This is in support of Angela Mathews' letter in the April 16 News-Times, and The News-Times editorial on the same date.
A quick look at the infrastructure demands placed on county government by accelerated residential and commercial development makes impact fees a no-brainer. The primary question should be how to implement them, not whether to do so.
The editorial indicates that the Impact Fee Study Committee (will likely describe) impact fees as "too complicated." I hope this is speculation, not the official position of the committee.
Earlier this year, county government drafted a proposed municipal charter creating a new city and then merging it into a unified city/county government for Columbia County. It took 59 pages and by page 7, most readers' eyes would glaze over.
The document makes municipal government history. It's the first time that a charter has been proposed that creates a new city for the sole purpose of consolidation with a county government. On the other hand, development impact fees have been around for decades. Many cities and counties have good impact fee ordinances that provide revenue to fuel community growth. Surely the same visionary and legal minds that came up with the 2006 Columbia County Consolidation Act can come up with something as common in local government as an impact fee ordinance.
Mathews is correct in pointing out that putting the burden of development on the backs of all residents is an injustice. The burden belongs with those who create the increased need for infrastructure.

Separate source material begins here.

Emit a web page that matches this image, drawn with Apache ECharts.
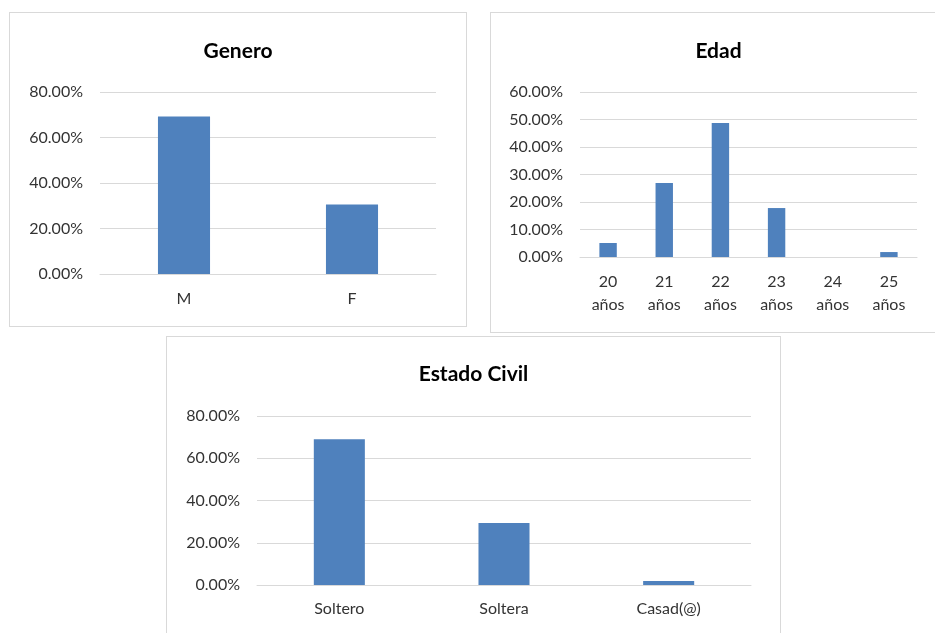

I suggest that the County Commission come up with a way to implement impact fees first, so that if a tax-increase-based bond referendum is indeed needed on the November ballot, it will take into account revenue from the impact fees. At least the commissioners can then say that they did everything possible to avoid a tax increase.
Simply asking the taxpayers to carry the full burden is either an admission that its just too much trouble or gives the appearance of accommodating developers - again. I suspect that this just won't fly with the voters. It smells of a tax-and-spend mentality. The voting public has been told that it ran those guys out of government years ago.